Task brief:
Return, exactly as written, the lines that start at the one holding "Convert this diagram to TikZ code." and end at the one holding "(0,0) rectangle (748,1032);", with both of those lines kept. Skip any pictures.

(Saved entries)

------------------------------------------------------------------------

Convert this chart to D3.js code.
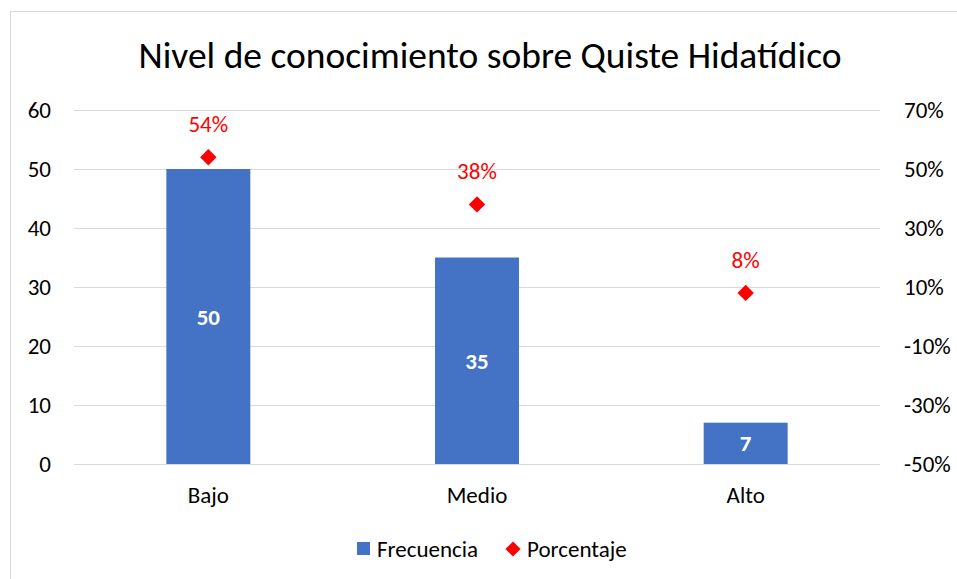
<!DOCTYPE html>
<html>
<head>
<meta charset="utf-8">
<script src="https://cdn.jsdelivr.net/npm/d3@7"></script>
<style>
  body { margin: 0; background: #fff; }
  svg text { font-family: Carlito, Calibri, "Open Sans", "Noto Sans", sans-serif; }
</style>
</head>
<body>
<div id="chart"></div>
<script>
const categories = ['Bajo', 'Medio', 'Alto'];
const frecuencia = [50, 35, 7];
const porcentaje = [0.54, 0.38, 0.08];
const porcentajeLabels = ['54%', '38%', '8%'];
const leftTicks = [0, 10, 20, 30, 40, 50, 60];
const rightTicks = [-0.5, -0.3, -0.1, 0.1, 0.3, 0.5, 0.7];

const W = 957;
const H = 579;
const plot = { left: 74, right: 880, top: 110, bottom: 464 };
const fs = 23;

const svg = d3.select('#chart')
  .append('svg')
  .attr('width', W)
  .attr('height', H);

// chart area border
svg.append('rect')
  .attr('x', 10.5).attr('y', 11.5)
  .attr('width', W).attr('height', H)
  .attr('fill', '#fff')
  .attr('stroke', '#d9d9d9');

svg.append('text')
  .attr('x', 490).attr('y', 68)
  .attr('text-anchor', 'middle')
  .attr('font-size', 37.5)
  .attr('fill', '#000')
  .text('Nivel de conocimiento sobre Quiste Hidatídico');

const p = 0.6875;
const x = d3.scaleBand()
  .domain(categories)
  .range([plot.left, plot.right])
  .paddingInner(p)
  .paddingOuter(p / 2);

const y = d3.scaleLinear()
  .domain([0, 60])
  .range([plot.bottom, plot.top]);

const y2 = d3.scaleLinear()
  .domain([-0.5, 0.7])
  .range([plot.bottom, plot.top]);

// gridlines
svg.append('g')
  .selectAll('line')
  .data(leftTicks)
  .join('line')
  .attr('x1', plot.left).attr('x2', plot.right)
  .attr('y1', d => Math.round(y(d)) + 0.5)
  .attr('y2', d => Math.round(y(d)) + 0.5)
  .attr('stroke', '#d9d9d9')
  .attr('stroke-width', 1);

// left axis
const leftAxis = svg.append('g')
  .attr('transform', `translate(${plot.left},0)`)
  .call(d3.axisLeft(y).tickValues(leftTicks).tickSize(0).tickPadding(23));
leftAxis.select('.domain').remove();
leftAxis.selectAll('text').attr('font-size', fs).attr('fill', '#000');

// right axis
const rightAxis = svg.append('g')
  .attr('transform', `translate(${plot.right},0)`)
  .call(d3.axisRight(y2).tickValues(rightTicks).tickSize(0).tickPadding(24)
    .tickFormat(d => `${Math.round(d * 100)}%`));
rightAxis.select('.domain').remove();
rightAxis.selectAll('text').attr('font-size', fs).attr('fill', '#000');

// category axis
const bottomAxis = svg.append('g')
  .attr('transform', `translate(0,${plot.bottom})`)
  .call(d3.axisBottom(x).tickSize(0).tickPadding(23));
bottomAxis.select('.domain').remove();
bottomAxis.selectAll('text').attr('font-size', fs).attr('fill', '#000');

// bars
svg.append('g')
  .selectAll('rect')
  .data(frecuencia)
  .join('rect')
  .attr('x', (d, i) => x(categories[i]))
  .attr('width', x.bandwidth())
  .attr('y', d => y(d))
  .attr('height', d => y(0) - y(d))
  .attr('fill', '#4472c4');

svg.append('g')
  .selectAll('text')
  .data(frecuencia)
  .join('text')
  .attr('x', (d, i) => x(categories[i]) + x.bandwidth() / 2)
  .attr('y', d => (y(d) + y(0)) / 2 + 8)
  .attr('text-anchor', 'middle')
  .attr('font-size', fs)
  .attr('font-weight', 'bold')
  .attr('fill', '#fff')
  .text(d => d);

// diamonds
const diamond = d3.symbol().type(d3.symbolSquare).size(135);
svg.append('g')
  .selectAll('path')
  .data(porcentaje)
  .join('path')
  .attr('d', diamond)
  .attr('transform', (d, i) => `translate(${x(categories[i]) + x.bandwidth() / 2},${y2(d)}) rotate(45)`)
  .attr('fill', '#ff0000');

svg.append('g')
  .selectAll('text')
  .data(porcentaje)
  .join('text')
  .attr('x', (d, i) => x(categories[i]) + x.bandwidth() / 2)
  .attr('y', d => y2(d) - 25)
  .attr('text-anchor', 'middle')
  .attr('font-size', fs)
  .attr('fill', '#ff0000')
  .text((d, i) => porcentajeLabels[i]);

// legend
const legend = svg.append('g');
legend.append('rect')
  .attr('x', 357).attr('y', 542)
  .attr('width', 13).attr('height', 13)
  .attr('fill', '#4472c4');
legend.append('text')
  .attr('x', 377).attr('y', 557)
  .attr('font-size', fs)
  .attr('fill', '#000')
  .text('Frecuencia');
legend.append('path')
  .attr('d', d3.symbol().type(d3.symbolSquare).size(115))
  .attr('transform', 'translate(513,549) rotate(45)')
  .attr('fill', '#ff0000');
legend.append('text')
  .attr('x', 527).attr('y', 557)
  .attr('font-size', fs)
  .attr('fill', '#000')
  .text('Porcentaje');
</script>
</body>
</html>
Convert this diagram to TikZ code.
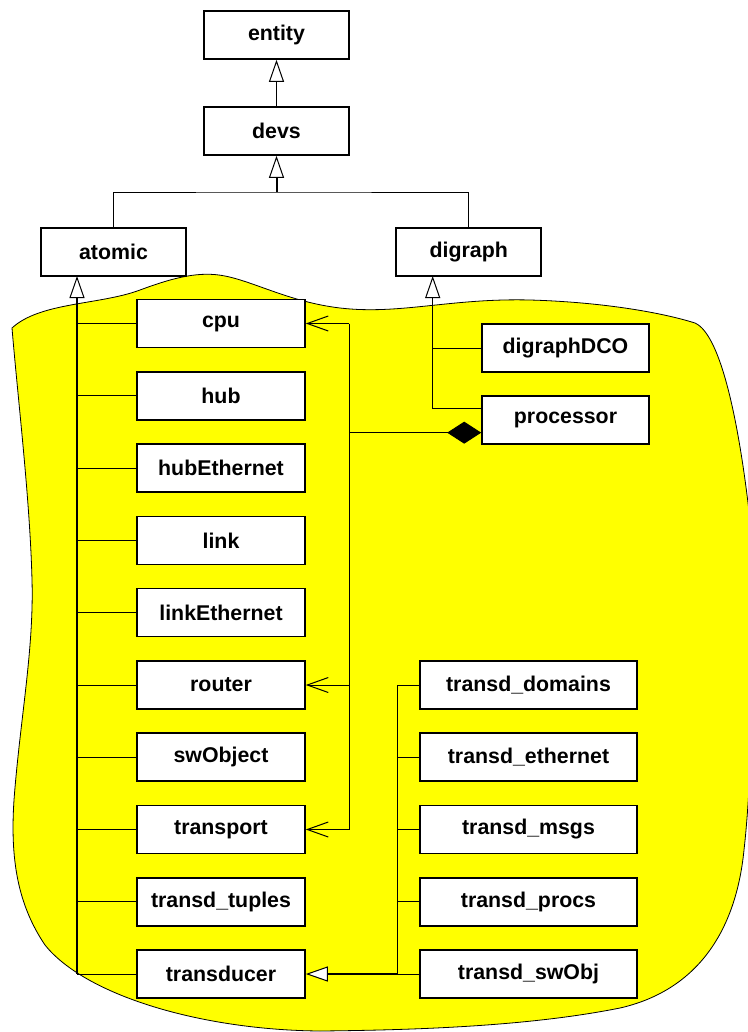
\documentclass[tikz,border=0pt]{standalone}
\usepackage{fontspec}
\setmainfont{Liberation Sans}
\usetikzlibrary{arrows.meta}

\definecolor{blobyellow}{RGB}{255,255,0}

\tikzset{
  cls/.style={draw, fill=white, line width=1.2pt, minimum height=36pt, inner sep=0pt, font=\bfseries\fontsize{16}{18}\selectfont},
  topcls/.style={cls, minimum width=108.75pt},
  leftcls/.style={cls, minimum width=126pt},
  dgcls/.style={cls, minimum width=125.25pt},
  tdcls/.style={cls, minimum width=162.75pt},
  lnk/.style={line width=0.75pt},
  inh/.style={lnk, -{Triangle[length=16.5pt, width=11.25pt, fill=white, line width=0.75pt]}},
  nav/.style={lnk, -{Straight Barb[length=15.75pt, width=11.25pt]}},
  comp/.style={lnk, {Diamond[length=25.5pt, width=16.5pt]}-},
}

\begin{document}
\begin{tikzpicture}[x=0.75pt,y=0.75pt,yscale=-1,xscale=1]
\useasboundingbox (0,0) rectangle (748,1032);

%Shape: Cloud [yellow]
\draw[fill=blobyellow, line width=0.6pt] (12,328) .. controls (40,302) and (100,305) .. (140,290) .. controls (175,277) and (200,271) .. (225,276) .. controls (255,282) and (290,302) .. (340,308) .. controls (400,315) and (450,298) .. (530,300) .. controls (600,302) and (660,312) .. (695,323) .. controls (722,335) and (740,430) .. (750,520) .. controls (755,650) and (752,780) .. (744,850) .. controls (735,940) and (690,992) .. (620,1008) .. controls (530,1026) and (420,1030) .. (320,1031) .. controls (200,1030) and (85,995) .. (45,945) .. controls (18,905) and (10,860) .. (14,800) .. controls (20,720) and (34,650) .. (32,580) .. controls (30,500) and (18,400) .. (12,328) -- cycle;

% Class boxes
\node[topcls] (entity) at (276.5,35) {entity};
\node[topcls] (devs) at (276.5,131) {devs};
\node[topcls] (atomic) at (113.5,252) {atomic};
\node[topcls] (digraph) at (468.7,252) {digraph};

\node[leftcls] (cpu) at (221,323.5) {cpu};
\node[leftcls] (hub) at (221,395.8) {hub};
\node[leftcls] (hubeth) at (221,468) {hubEthernet};
\node[leftcls] (link) at (221,540.3) {link};
\node[leftcls] (linketh) at (221,612.6) {linkEthernet};
\node[leftcls] (router) at (221,685) {router};
\node[leftcls] (swobj) at (221,757.2) {swObject};
\node[leftcls] (transport) at (221,829.5) {transport};
\node[leftcls] (ttuples) at (221,901.8) {transd\_tuples};
\node[leftcls] (transducer) at (221,974) {transducer};

\node[dgcls] (dco) at (565.5,348) {digraphDCO};
\node[dgcls] (proc) at (565.5,420) {processor};

\node[tdcls] (tdomains) at (528.5,685) {transd\_domains};
\node[tdcls] (tether) at (528.5,757.2) {transd\_ethernet};
\node[tdcls] (tmsgs) at (528.5,829.5) {transd\_msgs};
\node[tdcls] (tprocs) at (528.5,901.8) {transd\_procs};
\node[tdcls] (tswobj) at (528.5,974) {transd\_swObj};

% Bends
\coordinate (bus) at (276.5,192);
\coordinate (aspine) at (77,276);
\coordinate (dspine) at (432.7,276);
\coordinate (cbus) at (349,432.7);
\coordinate (tspine) at (397,685);

% Top hierarchy
\draw[inh] (devs.north) -- (entity.south);
\draw[lnk] (atomic.north) |- (bus) -| (digraph.north);
\draw[inh, line width=1.5pt] (bus) -- (devs.south);

% atomic subclasses
\draw[inh, line width=1.5pt] (transducer.west -| aspine) -- (aspine);
\draw[lnk] (cpu.west) -- (cpu.west -| aspine);
\draw[lnk] (hub.west) -- (hub.west -| aspine);
\draw[lnk] (hubeth.west) -- (hubeth.west -| aspine);
\draw[lnk] (link.west) -- (link.west -| aspine);
\draw[lnk] (linketh.west) -- (linketh.west -| aspine);
\draw[lnk] (router.west) -- (router.west -| aspine);
\draw[lnk] (swobj.west) -- (swobj.west -| aspine);
\draw[lnk] (transport.west) -- (transport.west -| aspine);
\draw[lnk] (ttuples.west) -- (ttuples.west -| aspine);
\draw[lnk] (transducer.west) -- (transducer.west -| aspine);

% digraph subclasses
\draw[inh] ([yshift=-9pt]proc.west) -| (dspine);
\draw[lnk] (dco.west) -- (dco.west -| dspine);

% processor composition
\draw[comp] ([yshift=9.5pt]proc.west) -- ([yshift=9.5pt]proc.west -| cbus);
\draw[lnk] (cpu.east -| cbus) -- (transport.east -| cbus);
\draw[nav] (cpu.east -| cbus) -- (cpu.east);
\draw[nav] (router.east -| cbus) -- (router.east);
\draw[nav] (transport.east -| cbus) -- (transport.east);

% transducer subclasses
\draw[lnk] (tdomains.west) -- (tdomains.west -| tspine) -- (tswobj.west -| tspine) -- (tswobj.west);
\draw[lnk] (tether.west) -- (tether.west -| tspine);
\draw[lnk] (tmsgs.west) -- (tmsgs.west -| tspine);
\draw[lnk] (tprocs.west) -- (tprocs.west -| tspine);
\draw[inh, line width=1.5pt] (tswobj.west -| tspine) -- (transducer.east);
\end{tikzpicture}
\end{document}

------------------------------------------------------------------------

Answer for the task:
Convert this diagram to TikZ code.
\documentclass[tikz,border=0pt]{standalone}
\usepackage{fontspec}
\setmainfont{Liberation Sans}
\usetikzlibrary{arrows.meta}

\definecolor{blobyellow}{RGB}{255,255,0}

\tikzset{
  cls/.style={draw, fill=white, line width=1.2pt, minimum height=36pt, inner sep=0pt, font=\bfseries\fontsize{16}{18}\selectfont},
  topcls/.style={cls, minimum width=108.75pt},
  leftcls/.style={cls, minimum width=126pt},
  dgcls/.style={cls, minimum width=125.25pt},
  tdcls/.style={cls, minimum width=162.75pt},
  lnk/.style={line width=0.75pt},
  inh/.style={lnk, -{Triangle[length=16.5pt, width=11.25pt, fill=white, line width=0.75pt]}},
  nav/.style={lnk, -{Straight Barb[length=15.75pt, width=11.25pt]}},
  comp/.style={lnk, {Diamond[length=25.5pt, width=16.5pt]}-},
}

\begin{document}
\begin{tikzpicture}[x=0.75pt,y=0.75pt,yscale=-1,xscale=1]
\useasboundingbox (0,0) rectangle (748,1032);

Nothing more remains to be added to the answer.